A Slow Morning in the Japanese Countryside
My name is Mitsugu Sasaki. I am a maker of patchwork and hand-sewn garments, and I run a small atelier called Sasaki Yohinten. I live in a quiet town in the northern countryside of Japan, more than three hours away from Tokyo. It’s a place where time flows gently — where rivers weave through the land, forests change with the seasons, and history lingers in the stones and old wooden houses.
In spring, the trees slowly blush green, as if waking from sleep. By summer, the sky opens wide in blue, clouds drift high, and the once-soft greens deepen into strong, steady shades. In autumn, the mountains shed their colors leaf by leaf, and winter eventually comes, with longer shadows and slower light.
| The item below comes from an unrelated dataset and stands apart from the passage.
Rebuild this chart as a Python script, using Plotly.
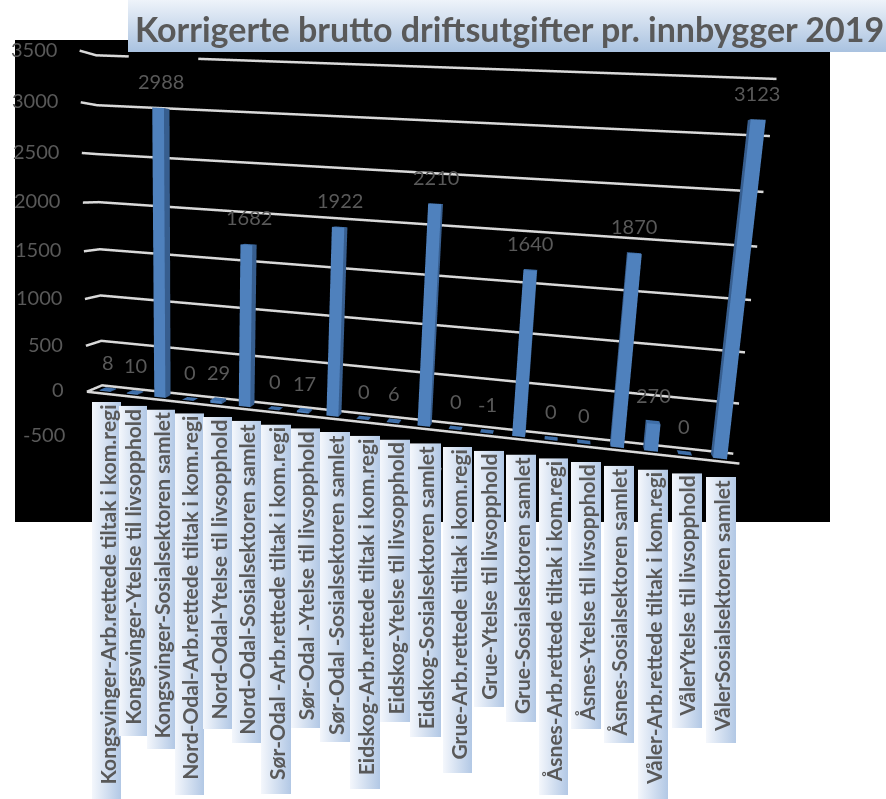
import base64
import plotly.graph_objects as go

TITLE = "Korrigerte brutto driftsutgifter pr. innbygger 2019"
CATEGORIES = [
    "Kongsvinger-Arb.rettede tiltak i kom.regi", "Kongsvinger-Ytelse til livsopphold", "Kongsvinger-Sosialsektoren samlet",
    "Nord-Odal-Arb.rettede tiltak i kom.regi", "Nord-Odal-Ytelse til livsopphold", "Nord-Odal-Sosialsektoren samlet",
    "Sør-Odal -Arb.rettede tiltak i kom.regi", "Sør-Odal -Ytelse til livsopphold", "Sør-Odal -Sosialsektoren samlet",
    "Eidskog-Arb.rettede tiltak i kom.regi", "Eidskog-Ytelse til livsopphold", "Eidskog-Sosialsektoren samlet",
    "Grue-Arb.rettede tiltak i kom.regi", "Grue-Ytelse til livsopphold", "Grue-Sosialsektoren samlet",
    "Åsnes-Arb.rettede tiltak i kom.regi", "Åsnes-Ytelse til livsopphold", "Åsnes-Sosialsektoren samlet",
    "Våler-Arb.rettede tiltak i kom.regi", "VålerYtelse til livsopphold", "VålerSosialsektoren samlet",
]
VALUES = [8, 10, 2988, 0, 29, 1682, 0, 17, 1922, 0, 6, 2210, 0, -1, 1640, 0, 0, 1870, 270, 0, 3123]
TICKS = [-500, 0, 500, 1000, 1500, 2000, 2500, 3000, 3500]

W, H = 886, 799
n = len(VALUES)

# Camera fitted against the reference's wall corners and bar ends
EYE = dict(x=0.2364, y=-0.9304, z=0.1391)
CENTER = dict(x=0.0372, y=0.5431, z=-0.0586)
UP = dict(x=-0.0585, y=0, z=1)
DEPTH_RATIO, HEIGHT_RATIO = 0.0346, 0.6021
PRINCIPAL_X, PRINCIPAL_Y, HALF_H = 475.0, 270.3, 270.3
HALF_W = W - PRINCIPAL_X

# Axis ranges sit slightly beyond the drawn box so lines on its edges are not clipped
X_PAD, Y_PAD, Z_PAD = 0.1, 0.02, 10

# --- gridlines on the left and back walls, plus the floor lines
gx, gy, gz = [], [], []
def seg(xs, ys, zs):
    gx.extend(xs + [None]); gy.extend(ys + [None]); gz.extend(zs + [None])

for t in TICKS[1:]:
    if t == TICKS[-1]:   # passes behind the title band
        seg([0, 0, 1.15], [0, 1, 1], [t, t, t])
        seg([3.55, n], [1, 1], [t, t])
    else:
        seg([0, 0, n], [0, 1, 1], [t, t, t])
seg([0, n], [0, 0], [0, 0])
# the lowest level shows only through the gaps between the label bands and past the last band
for b in range(11, n - 1):
    for y in (0, 1):
        seg([b + 1 - 0.05, b + 1 + 0.05], [y, y], [TICKS[0], TICKS[0]])
seg([n - 0.2, n], [1, 1], [TICKS[0], TICKS[0]])

# --- bars
HALF_BAR, D0, D1 = 0.2, 0.3, 0.7
FRONT, SIDE, TOP = "#4F81BD", "#375E8F", "#3E6EA8"
vx, vy, vz, fi, fj, fk, fc = [], [], [], [], [], [], []
for b, v in enumerate(VALUES):
    o = len(vx)
    c = b + 0.5
    for z in (0, v):
        for x, y in ((c - HALF_BAR, D0), (c + HALF_BAR, D0), (c + HALF_BAR, D1), (c - HALF_BAR, D1)):
            vx.append(x); vy.append(y); vz.append(z)
    for q, col in (((0, 1, 5, 4), FRONT), ((1, 2, 6, 5), SIDE), ((3, 0, 4, 7), SIDE), ((4, 5, 6, 7), TOP), ((2, 3, 7, 6), SIDE)):
        for tri in ((q[0], q[1], q[2]), (q[0], q[2], q[3])):
            fi.append(o + tri[0]); fj.append(o + tri[1]); fk.append(o + tri[2]); fc.append(col)

GRAY = "#595959"
scene_ann = []
for t in TICKS:
    scene_ann.append(dict(x=0, y=0, z=t, text=str(t), showarrow=False, xanchor="right", xshift=-21, yshift=2,
                          font=dict(family="Lato", size=20, color=GRAY)))
for b, v in enumerate(VALUES):
    scene_ann.append(dict(x=b + 0.5, y=0.5, z=v, text=str(v), showarrow=False, yanchor="bottom", yshift=13,
                          font=dict(family="Lato", size=20, color=GRAY)))

fig = go.Figure()
fig.add_trace(go.Scatter3d(x=gx, y=gy, z=gz, mode="lines", line=dict(color="#D9D9D9", width=5), hoverinfo="skip"))
fig.add_trace(go.Mesh3d(x=vx, y=vy, z=vz, i=fi, j=fj, k=fk, facecolor=fc, flatshading=True,
                        lighting=dict(ambient=1, diffuse=0, specular=0, fresnel=0, roughness=1), hoverinfo="skip"))


def grad(x2, y2, a, b):
    s = (f'<svg xmlns="http://www.w3.org/2000/svg" width="100" height="100" viewBox="0 0 100 100" preserveAspectRatio="none">'
         f'<defs><linearGradient id="g" x1="0" y1="0" x2="{x2}" y2="{y2}"><stop offset="0" stop-color="{a}"/>'
         f'<stop offset="1" stop-color="{b}"/></linearGradient></defs><rect width="100" height="100" fill="url(#g)"/></svg>')
    return "data:image/svg+xml;base64," + base64.b64encode(s.encode()).decode()


BAND_L = [92, 119, 147, 175, 203, 232, 261, 291, 320, 350, 380, 410, 443, 474, 506, 539, 571, 604, 638, 672, 706]
BAND_R = [121, 147, 175, 204, 232, 261, 291, 320, 350, 380, 410, 441, 472, 504, 536, 568, 601, 634, 668, 702, 736]
BAND_B = [812, 736, 749, 795, 729, 743, 794, 728, 742, 789, 722, 737, 773, 707, 722, 795, 729, 743, 805, 728, 743]
BAND_T = [402 + 3.75 * i for i in range(n)]

images = [dict(source=grad(0, 1, "#EEF3FA", "#A9C2E0"), xref="paper", yref="paper", x=128 / W, y=1,
               sizex=(W - 128) / W, sizey=52 / H, sizing="stretch", layer="above", xanchor="left", yanchor="top")]
annotations = [dict(text=f"<b>{TITLE}</b>", xref="paper", yref="paper", x=509 / W, y=1 - 28 / H, yanchor="middle",
                    showarrow=False, font=dict(family="Lato", size=34, color=GRAY))]
for i, c in enumerate(CATEGORIES):
    images.append(dict(source=grad(1, 0, "#F4F7FC", "#B2C8E5"), xref="paper", yref="paper", x=BAND_L[i] / W, y=1 - BAND_T[i] / H,
                       sizex=(BAND_R[i] - BAND_L[i]) / W, sizey=(BAND_B[i] - BAND_T[i]) / H, sizing="stretch",
                       layer="above", xanchor="left", yanchor="top"))
    annotations.append(dict(text=f"<b>{c}</b>", xref="paper", yref="paper", x=(BAND_L[i] + BAND_R[i]) / 2 / W,
                            y=1 - (BAND_T[i] + 1) / H, yanchor="top", xanchor="center", textangle=-90, showarrow=False,
                            font=dict(family="Lato", size=21, color=GRAY)))

ax = dict(visible=False, autorange=False)
fig.update_layout(
    width=W, height=H, margin=dict(l=0, r=0, t=0, b=0), paper_bgcolor="white", showlegend=False,
    annotations=annotations, images=images,
    shapes=[dict(type="rect", xref="paper", yref="paper", x0=15 / W, x1=830 / W, y0=1 - 522 / H, y1=1 - 40 / H,
                 fillcolor="black", line_width=0, layer="below")],
    scene=dict(
        domain=dict(x=[(PRINCIPAL_X - HALF_W) / W, 1], y=[1 - (PRINCIPAL_Y + HALF_H) / H, 1]),
        bgcolor="rgba(0,0,0,0)", dragmode="orbit",
        xaxis=dict(ax, range=[-X_PAD, n + X_PAD]),
        yaxis=dict(ax, range=[-Y_PAD, 1 + Y_PAD]),
        zaxis=dict(ax, range=[TICKS[0] - Z_PAD, TICKS[-1] + Z_PAD]),
        aspectmode="manual",
        aspectratio=dict(x=(n + 2 * X_PAD) / n, y=DEPTH_RATIO * (1 + 2 * Y_PAD),
                         z=HEIGHT_RATIO * (TICKS[-1] - TICKS[0] + 2 * Z_PAD) / (TICKS[-1] - TICKS[0])),
        camera=dict(eye=EYE, center=CENTER, up=UP, projection=dict(type="perspective")),
        annotations=scene_ann,
    ),
)
fig.write_html("out.html", post_script="document.body.style.margin='0';", config=dict(displayModeBar=False))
Winter mornings are my favorite. At 4 a.m., the world is still wrapped in darkness. I walk beneath a sky full of stars, and sometimes — if I’m lucky — a shooting star traces a silver thread through the silence. On snowy days, the flakes fall quietly under the streetlights, like pieces of the sky drifting gently to earth.
These slow mornings have become essential to me. As someone who spends the day hand-stitching in silence, this early time — moving, breathing, watching — is a way to keep my spirit clear and my hands steady. It is my way of listening to the world before I begin creating.
Each morning, I rise around 4 a.m., just before the sun begins to stretch its light across the hills. Japan’s mornings come early, especially in spring and summer, when the sky brightens long before most people wake. After a few quiet stretches, I step outside for a short ride on my bicycle —
“a small ritual that awakens both my body and my thoughts.”
The rhythm of the seasons, the stillness before the day begins, the cool air against my face — they all remind me that each morning is a small gift.
“And so, my day begins not with hurry, but with gratitude.”
Mitsugu Sasaki is the founder of Sasaki Yohinten, where he reimagines vintage fabrics through hand-sewn patchwork.